Paul Lloyd Sargent lives in Brooklyn part of the time and Syracuse part of the time, but he’s seldom far from the Seaway.
The picture Paul sent is part of a series of photographs begun in 2000. It’s called “Untitled Seaway Studies-2013: BBC Elbe, Summer 2008.”
The essay Paul sent is also a Seaway study, and it reflects just how mixed one’s feelings about the Seaway can be.
Paul’s essay:
I’m an artist. I grew up in Syracuse and now live somewhere between Brooklyn and Wellesley Island. At 38, I have spent at least a part of every one of my years on the St. Lawrence River. I’ve visited many beautiful spots on this earth but none as fitting as this.
I approach the seaway’s 50th anniversary with ambivalence. The child in me, nostalgic for the deep bass rumble of a ship’s engine across the water on an otherwise still August night, does marvel that something so colossal, often from so far away, can float right past my house. My adult self finds this uncanny.

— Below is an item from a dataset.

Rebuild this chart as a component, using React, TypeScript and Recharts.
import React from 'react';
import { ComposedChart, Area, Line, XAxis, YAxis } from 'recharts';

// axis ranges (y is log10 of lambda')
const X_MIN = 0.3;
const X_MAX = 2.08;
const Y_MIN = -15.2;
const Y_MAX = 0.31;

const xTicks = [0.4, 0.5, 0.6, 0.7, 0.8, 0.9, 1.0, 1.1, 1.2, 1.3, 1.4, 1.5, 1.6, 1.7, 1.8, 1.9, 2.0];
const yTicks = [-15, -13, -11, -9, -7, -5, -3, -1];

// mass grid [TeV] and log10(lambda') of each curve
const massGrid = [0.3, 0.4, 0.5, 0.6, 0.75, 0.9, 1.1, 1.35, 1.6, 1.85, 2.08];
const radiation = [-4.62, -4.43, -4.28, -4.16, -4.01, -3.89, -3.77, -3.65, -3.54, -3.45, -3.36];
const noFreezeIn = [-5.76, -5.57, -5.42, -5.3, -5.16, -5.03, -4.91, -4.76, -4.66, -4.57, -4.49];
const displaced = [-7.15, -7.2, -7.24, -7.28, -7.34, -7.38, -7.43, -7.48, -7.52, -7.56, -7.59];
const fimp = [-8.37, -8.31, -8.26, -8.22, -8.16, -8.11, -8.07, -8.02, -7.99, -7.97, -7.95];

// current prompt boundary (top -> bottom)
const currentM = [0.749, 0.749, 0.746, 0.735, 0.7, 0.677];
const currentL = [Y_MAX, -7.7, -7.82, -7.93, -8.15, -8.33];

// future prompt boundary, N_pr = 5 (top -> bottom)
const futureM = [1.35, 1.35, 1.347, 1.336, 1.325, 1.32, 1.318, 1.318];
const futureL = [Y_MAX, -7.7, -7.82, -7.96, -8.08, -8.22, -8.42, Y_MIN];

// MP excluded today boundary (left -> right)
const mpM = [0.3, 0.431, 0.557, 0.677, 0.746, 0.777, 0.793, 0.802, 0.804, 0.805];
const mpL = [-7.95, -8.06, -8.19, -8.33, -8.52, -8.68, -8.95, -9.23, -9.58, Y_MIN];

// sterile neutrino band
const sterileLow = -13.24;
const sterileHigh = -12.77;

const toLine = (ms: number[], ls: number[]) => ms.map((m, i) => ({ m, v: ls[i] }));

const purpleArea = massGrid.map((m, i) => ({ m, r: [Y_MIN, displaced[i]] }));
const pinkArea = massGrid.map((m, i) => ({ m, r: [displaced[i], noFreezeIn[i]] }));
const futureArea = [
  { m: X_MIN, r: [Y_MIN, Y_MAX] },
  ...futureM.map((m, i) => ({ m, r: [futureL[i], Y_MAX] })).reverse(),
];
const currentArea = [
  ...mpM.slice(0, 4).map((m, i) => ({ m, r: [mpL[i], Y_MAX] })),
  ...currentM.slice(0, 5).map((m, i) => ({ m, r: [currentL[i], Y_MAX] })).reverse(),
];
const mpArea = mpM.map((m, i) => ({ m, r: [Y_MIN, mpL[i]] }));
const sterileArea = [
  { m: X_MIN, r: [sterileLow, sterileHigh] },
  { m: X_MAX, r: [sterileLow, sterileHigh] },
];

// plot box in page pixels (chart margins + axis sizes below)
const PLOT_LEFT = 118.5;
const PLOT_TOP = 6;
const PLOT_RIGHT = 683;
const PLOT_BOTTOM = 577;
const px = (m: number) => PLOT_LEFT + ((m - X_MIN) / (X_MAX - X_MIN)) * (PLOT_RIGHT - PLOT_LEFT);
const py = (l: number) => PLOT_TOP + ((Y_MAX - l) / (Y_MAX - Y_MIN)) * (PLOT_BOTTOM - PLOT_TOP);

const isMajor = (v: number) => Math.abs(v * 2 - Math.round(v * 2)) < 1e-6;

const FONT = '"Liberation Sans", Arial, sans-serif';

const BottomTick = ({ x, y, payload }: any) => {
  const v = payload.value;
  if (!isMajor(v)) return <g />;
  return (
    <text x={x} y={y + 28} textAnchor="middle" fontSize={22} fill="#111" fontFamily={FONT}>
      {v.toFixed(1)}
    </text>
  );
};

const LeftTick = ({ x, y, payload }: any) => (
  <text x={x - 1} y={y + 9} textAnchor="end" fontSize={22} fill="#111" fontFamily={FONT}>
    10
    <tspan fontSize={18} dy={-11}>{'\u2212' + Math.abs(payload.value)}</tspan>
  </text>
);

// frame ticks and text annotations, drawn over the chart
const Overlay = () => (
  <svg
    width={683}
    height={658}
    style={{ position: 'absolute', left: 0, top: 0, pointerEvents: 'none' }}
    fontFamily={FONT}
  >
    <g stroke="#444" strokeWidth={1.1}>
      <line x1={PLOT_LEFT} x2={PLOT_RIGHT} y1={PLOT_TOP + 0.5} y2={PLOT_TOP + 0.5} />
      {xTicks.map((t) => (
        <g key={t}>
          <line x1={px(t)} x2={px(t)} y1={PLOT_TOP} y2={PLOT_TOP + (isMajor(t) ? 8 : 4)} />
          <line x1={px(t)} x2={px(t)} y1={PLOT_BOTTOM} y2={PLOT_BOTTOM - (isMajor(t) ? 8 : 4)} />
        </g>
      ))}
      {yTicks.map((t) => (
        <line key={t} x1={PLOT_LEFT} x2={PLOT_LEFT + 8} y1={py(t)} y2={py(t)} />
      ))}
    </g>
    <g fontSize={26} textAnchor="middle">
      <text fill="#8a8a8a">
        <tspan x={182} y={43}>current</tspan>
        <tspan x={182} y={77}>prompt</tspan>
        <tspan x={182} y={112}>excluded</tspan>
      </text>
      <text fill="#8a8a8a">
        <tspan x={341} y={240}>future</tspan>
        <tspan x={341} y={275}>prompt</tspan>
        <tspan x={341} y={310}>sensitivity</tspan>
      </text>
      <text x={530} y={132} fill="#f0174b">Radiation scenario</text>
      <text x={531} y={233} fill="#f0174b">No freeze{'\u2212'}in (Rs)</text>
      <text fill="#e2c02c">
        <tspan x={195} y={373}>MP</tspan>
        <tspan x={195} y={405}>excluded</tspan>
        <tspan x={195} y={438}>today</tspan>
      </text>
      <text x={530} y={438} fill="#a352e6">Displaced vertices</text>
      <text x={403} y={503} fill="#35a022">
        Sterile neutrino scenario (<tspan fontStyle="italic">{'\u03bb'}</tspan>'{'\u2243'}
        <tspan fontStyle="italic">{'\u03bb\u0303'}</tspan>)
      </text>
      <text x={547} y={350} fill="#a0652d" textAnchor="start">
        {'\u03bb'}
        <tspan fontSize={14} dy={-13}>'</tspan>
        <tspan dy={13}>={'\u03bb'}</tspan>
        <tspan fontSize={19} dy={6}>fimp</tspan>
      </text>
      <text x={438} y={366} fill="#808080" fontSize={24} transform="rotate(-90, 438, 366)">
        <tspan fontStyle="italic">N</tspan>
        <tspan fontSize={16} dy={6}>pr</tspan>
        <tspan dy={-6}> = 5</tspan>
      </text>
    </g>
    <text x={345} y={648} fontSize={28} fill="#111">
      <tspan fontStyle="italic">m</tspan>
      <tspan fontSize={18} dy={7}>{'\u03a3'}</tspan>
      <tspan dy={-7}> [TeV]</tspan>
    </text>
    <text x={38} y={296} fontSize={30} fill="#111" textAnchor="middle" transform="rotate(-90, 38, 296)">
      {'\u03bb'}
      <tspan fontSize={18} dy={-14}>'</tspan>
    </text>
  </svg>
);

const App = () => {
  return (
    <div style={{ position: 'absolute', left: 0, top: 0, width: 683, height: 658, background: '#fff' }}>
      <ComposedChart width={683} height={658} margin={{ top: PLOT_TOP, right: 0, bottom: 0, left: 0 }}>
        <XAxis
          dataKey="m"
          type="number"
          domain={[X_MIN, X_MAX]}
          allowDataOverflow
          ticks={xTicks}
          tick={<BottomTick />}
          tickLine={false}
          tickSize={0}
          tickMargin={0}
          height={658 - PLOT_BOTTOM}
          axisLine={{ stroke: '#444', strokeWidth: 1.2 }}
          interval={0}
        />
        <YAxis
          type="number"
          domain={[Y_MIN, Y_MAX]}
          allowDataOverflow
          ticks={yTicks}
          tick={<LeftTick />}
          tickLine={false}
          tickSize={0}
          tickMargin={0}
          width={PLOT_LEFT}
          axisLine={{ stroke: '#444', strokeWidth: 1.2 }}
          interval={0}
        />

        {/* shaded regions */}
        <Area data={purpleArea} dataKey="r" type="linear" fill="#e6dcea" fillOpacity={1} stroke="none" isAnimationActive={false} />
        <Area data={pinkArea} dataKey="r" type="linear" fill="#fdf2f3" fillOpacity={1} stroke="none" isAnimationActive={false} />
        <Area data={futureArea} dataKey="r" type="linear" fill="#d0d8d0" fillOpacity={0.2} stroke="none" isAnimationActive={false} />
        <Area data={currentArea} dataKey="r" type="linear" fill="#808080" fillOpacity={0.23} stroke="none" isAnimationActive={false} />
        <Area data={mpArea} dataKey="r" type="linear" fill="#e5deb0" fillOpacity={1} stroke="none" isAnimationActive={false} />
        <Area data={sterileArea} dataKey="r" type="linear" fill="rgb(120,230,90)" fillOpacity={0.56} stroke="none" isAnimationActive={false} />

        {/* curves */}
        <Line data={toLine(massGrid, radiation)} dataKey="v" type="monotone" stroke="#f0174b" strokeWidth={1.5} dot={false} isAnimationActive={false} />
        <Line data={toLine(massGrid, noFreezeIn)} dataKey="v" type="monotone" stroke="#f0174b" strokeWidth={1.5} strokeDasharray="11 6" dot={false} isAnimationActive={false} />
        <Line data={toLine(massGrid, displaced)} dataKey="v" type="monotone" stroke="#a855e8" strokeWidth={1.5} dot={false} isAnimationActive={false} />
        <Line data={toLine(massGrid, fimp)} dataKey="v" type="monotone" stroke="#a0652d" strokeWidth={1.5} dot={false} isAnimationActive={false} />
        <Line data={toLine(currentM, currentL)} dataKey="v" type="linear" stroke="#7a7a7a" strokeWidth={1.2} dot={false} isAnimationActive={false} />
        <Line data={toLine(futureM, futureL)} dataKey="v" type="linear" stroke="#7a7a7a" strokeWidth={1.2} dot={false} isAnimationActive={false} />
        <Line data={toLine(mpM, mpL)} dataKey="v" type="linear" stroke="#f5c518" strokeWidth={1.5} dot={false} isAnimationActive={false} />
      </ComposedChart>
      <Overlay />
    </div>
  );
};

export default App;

Uncanny is the correct word for it, too, as after all my years of watching these ships pass by, chasing in their wakes, photographing them, even tracking their journeys online while I’m hundreds of miles away, it remains unnatural, so precarious. In fact, I’m old enough to never forget precisely how precarious: like the stains on our docks, stairs, and carpets, I will never scrub the oil of 1976’s horrific spill from my memory. I don’t say any of this lightly. My position on the seaway is nuanced with awe for human engineering alongside an apprehension that humans occasionally undertake great projects to ill consequence.

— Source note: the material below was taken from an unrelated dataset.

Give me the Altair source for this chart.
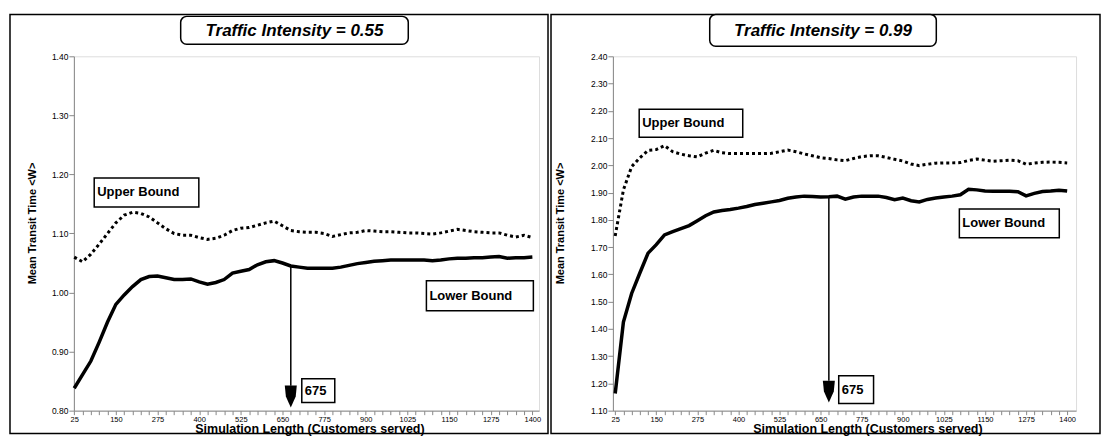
import altair as alt
import pandas as pd

FONT = "Liberation Sans"

# ---------------- data ----------------
customers = [25, 50, 75, 100, 125, 150, 175, 200, 225, 250, 275, 300, 325, 350, 375, 400,
             425, 450, 475, 500, 525, 550, 575, 600, 625, 650, 675, 700, 725, 750, 775, 800,
             825, 850, 875, 900, 925, 950, 975, 1000, 1025, 1050, 1075, 1100, 1125, 1150, 1175, 1200,
             1225, 1250, 1275, 1300, 1325, 1350, 1375, 1400]

upper_055 = [1.060, 1.052, 1.065, 1.082, 1.100, 1.118, 1.131, 1.136,
             1.134, 1.128, 1.118, 1.108, 1.100, 1.097, 1.097, 1.093,
             1.090, 1.092, 1.097, 1.105, 1.109, 1.110, 1.114, 1.118,
             1.121, 1.113, 1.105, 1.103, 1.102, 1.102, 1.100, 1.095,
             1.098, 1.101, 1.102, 1.105, 1.104, 1.103, 1.103, 1.102,
             1.101, 1.101, 1.100, 1.099, 1.101, 1.104, 1.107, 1.105,
             1.103, 1.102, 1.101, 1.101, 1.097, 1.094, 1.097, 1.093]

lower_055 = [0.838, 0.861, 0.884, 0.916, 0.950, 0.980, 0.996, 1.010,
             1.022, 1.027, 1.028, 1.025, 1.022, 1.022, 1.023, 1.018,
             1.014, 1.017, 1.022, 1.033, 1.036, 1.039, 1.047, 1.052,
             1.054, 1.050, 1.045, 1.043, 1.041, 1.041, 1.041, 1.041,
             1.043, 1.046, 1.049, 1.051, 1.053, 1.054, 1.055, 1.055,
             1.055, 1.055, 1.055, 1.054, 1.055, 1.057, 1.058, 1.058,
             1.059, 1.059, 1.060, 1.061, 1.058, 1.059, 1.059, 1.060]

upper_099 = [1.741, 1.910, 1.995, 2.028, 2.055, 2.058, 2.072, 2.050,
             2.041, 2.035, 2.031, 2.045, 2.055, 2.046, 2.043, 2.043,
             2.043, 2.043, 2.043, 2.044, 2.050, 2.056, 2.050, 2.042,
             2.035, 2.028, 2.025, 2.020, 2.017, 2.025, 2.032, 2.035,
             2.035, 2.029, 2.022, 2.016, 2.005, 1.999, 2.004, 2.008,
             2.009, 2.009, 2.010, 2.018, 2.023, 2.019, 2.015, 2.017,
             2.019, 2.017, 2.004, 2.008, 2.011, 2.012, 2.011, 2.009]

lower_099 = [1.163, 1.425, 1.530, 1.605, 1.678, 1.709, 1.745, 1.757,
             1.768, 1.779, 1.797, 1.815, 1.829, 1.834, 1.838, 1.843,
             1.849, 1.856, 1.861, 1.866, 1.871, 1.879, 1.884, 1.887,
             1.886, 1.884, 1.885, 1.887, 1.876, 1.884, 1.887, 1.887,
             1.887, 1.882, 1.874, 1.880, 1.870, 1.866, 1.875, 1.880,
             1.884, 1.887, 1.892, 1.912, 1.910, 1.906, 1.905, 1.905,
             1.905, 1.903, 1.888, 1.897, 1.904, 1.906, 1.909, 1.906]

x_labels = [25, 150, 275, 400, 525, 650, 775, 900, 1025, 1150, 1275, 1400]
y_ticks_055 = [0.80, 0.90, 1.00, 1.10, 1.20, 1.30, 1.40]
y_ticks_099 = [1.10, 1.20, 1.30, 1.40, 1.50, 1.60, 1.70, 1.80, 1.90, 2.00, 2.10, 2.20, 2.30, 2.40]
marked_length = 675

one = pd.DataFrame({"k": [0]})
PW, PH = 466, 355
ARROW_PATH = "M-0.55,-1L0.55,-1L0.45,0L0,1L-0.45,0Z"


def panel(title, upper, lower, x_dom, y_dom, y_ticks, width, boxes, arrow,
          frame, tbox, ytitle_x, xtitle_x):
    df = pd.DataFrame({"x": customers, "upper": upper, "lower": lower})
    xs = alt.Scale(domain=x_dom, nice=False, zero=False)
    ys = alt.Scale(domain=y_dom, nice=False, zero=False)
    label_expr = ("indexof([" + ",".join(str(v) for v in x_labels)
                  + "], datum.value) >= 0 ? datum.value : ''")
    xaxis = alt.Axis(values=customers, labelExpr=label_expr, labelOverlap=False,
                     labelFlush=False, tickSize=4, labelFontSize=7.5, labelPadding=1,
                     grid=False,
                     title="Simulation Length (Customers served)", titleX=xtitle_x,
                     titleY=18, titleBaseline="middle", titleAlign="center",
                     titleFontSize=12.5)
    yaxis = alt.Axis(values=y_ticks, format=".2f", tickSize=5, labelFontSize=8.5,
                     labelPadding=1, labelOverlap=False, labelFlush=False, grid=False,
                     title="Mean Transit Time <W>", titleAngle=270, titleX=ytitle_x,
                     titleY=167, titleBaseline="middle", titleAlign="center",
                     titleFontSize=11)

    base = alt.Chart(df)
    up = base.mark_line(color="black", strokeWidth=3, strokeDash=[3, 3]).encode(
        x=alt.X("x:Q", scale=xs, axis=xaxis),
        y=alt.Y("upper:Q", scale=ys, axis=yaxis))
    lo = base.mark_line(color="black", strokeWidth=3.5).encode(
        x=alt.X("x:Q", scale=xs, axis=xaxis),
        y=alt.Y("lower:Q", scale=ys, axis=yaxis))

    # annotation boxes
    bdf = pd.DataFrame(boxes, columns=["label", "x1", "x2", "y1", "y2"])
    bdf["ym"] = (bdf["y1"] + bdf["y2"]) / 2
    brect = alt.Chart(bdf).mark_rect(fill="white", stroke="black", strokeWidth=1.5).encode(
        x=alt.X("x1:Q", scale=xs, axis=xaxis), x2="x2:Q",
        y=alt.Y("y1:Q", scale=ys, axis=yaxis), y2="y2:Q")
    btext = alt.Chart(bdf).mark_text(align="left", baseline="middle", dx=3, font=FONT,
                                      fontWeight="bold", fontSize=13, color="black").encode(
        x=alt.X("x1:Q", scale=xs, axis=xaxis),
        y=alt.Y("ym:Q", scale=ys, axis=yaxis), text="label:N")

    # arrow at marked length
    lower_at = lower[customers.index(marked_length)]
    adf = pd.DataFrame({"x": [marked_length], "ytop": [lower_at],
                        "ybot": [arrow[0]], "yhead": [arrow[1]]})
    arule = alt.Chart(adf).mark_rule(color="black", strokeWidth=1.5).encode(
        x=alt.X("x:Q", scale=xs, axis=xaxis),
        y=alt.Y("ytop:Q", scale=ys, axis=yaxis), y2="ybot:Q")
    ahead = alt.Chart(adf).mark_point(shape=ARROW_PATH, filled=True, color="black",
                                      opacity=1, size=480).encode(
        x=alt.X("x:Q", scale=xs, axis=xaxis),
        y=alt.Y("yhead:Q", scale=ys, axis=yaxis))

    # outer frame and title box (decoration)
    fr = alt.Chart(one).mark_rect(fillOpacity=0, stroke="black", strokeWidth=1.5).encode(
        x=alt.value(frame[0]), x2=alt.value(frame[1]),
        y=alt.value(frame[2]), y2=alt.value(frame[3]))
    tb = alt.Chart(one).mark_rect(fill="white", stroke="black", strokeWidth=1.5,
                                  cornerRadius=6).encode(
        x=alt.value(tbox[0]), x2=alt.value(tbox[1]),
        y=alt.value(tbox[2]), y2=alt.value(tbox[3]))
    tt = alt.Chart(one).mark_text(font=FONT, fontStyle="italic", fontWeight="bold",
                                  fontSize=17, align="center", baseline="middle",
                                  color="black").encode(
        x=alt.value((tbox[0] + tbox[1]) / 2), y=alt.value((tbox[2] + tbox[3]) / 2 + 1),
        text=alt.value(title))

    return alt.layer(fr, tb, tt, up, lo, arule, ahead, brect, btext).properties(
        width=width, height=PH)


left = panel(
    "Traffic Intensity = 0.55", upper_055, lower_055,
    [24, 1420], [0.80, 1.40], y_ticks_055, PW,
    [("Upper Bound", 85, 399, 1.194, 1.145),
     ("Lower Bound", 1082, 1403, 1.020, 0.969),
     ("675", 708, 807, 0.854, 0.814)],
    (0.842, 0.824),
    (-64, 475, -42, 378), (107, 335, -40, -12), -41, 236)

right = panel(
    "Traffic Intensity = 0.99", upper_099, lower_099,
    [18, 1427], [1.10, 2.40], y_ticks_099, 464,
    [("Upper Bound", 98, 413, 2.206, 2.103),
     ("Lower Bound", 1072, 1376, 1.840, 1.734),
     ("675", 705, 811, 1.228, 1.126)],
    (1.210, 1.170),
    (-62, 488, -42, 378), (97, 324, -42, -10), -52, 255)

chart = alt.hconcat(left, right, spacing=74, bounds="flush").properties(
    padding={"left": 0, "top": 4, "right": 0, "bottom": 0}
).configure_view(
    stroke="black", strokeWidth=1.5
).configure_axis(
    domainColor="black", domainWidth=2.5, tickColor="black", tickWidth=1.5,
    labelColor="black", titleColor="black", labelFont=FONT, titleFont=FONT,
    labelFontWeight="bold", titleFontWeight="bold", grid=False
).configure(background="white")

chart.save("out.html", embed_options={"renderer": "svg", "actions": False})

In the last decade, I have made the River, the Great Lakes, and the seaway the object of my study and the focus of my practice as I attempt to understand and appreciate what is best for this landscape and waterway I love so dearly. I’ve written about the area academically and presented images of the region to audiences in cities like New York and Chicago, whose residents, despite their proximity, can rarely locate the path one would take to paddle to the sea. Throughout this work, the more I read, listen, observe and learn, the more I keep wondering, “What will be left? What will remain for future generations if we’ve been wrong, if humanity’s best intentions have been misguided, and if rivers must flow wild to survive and endure?”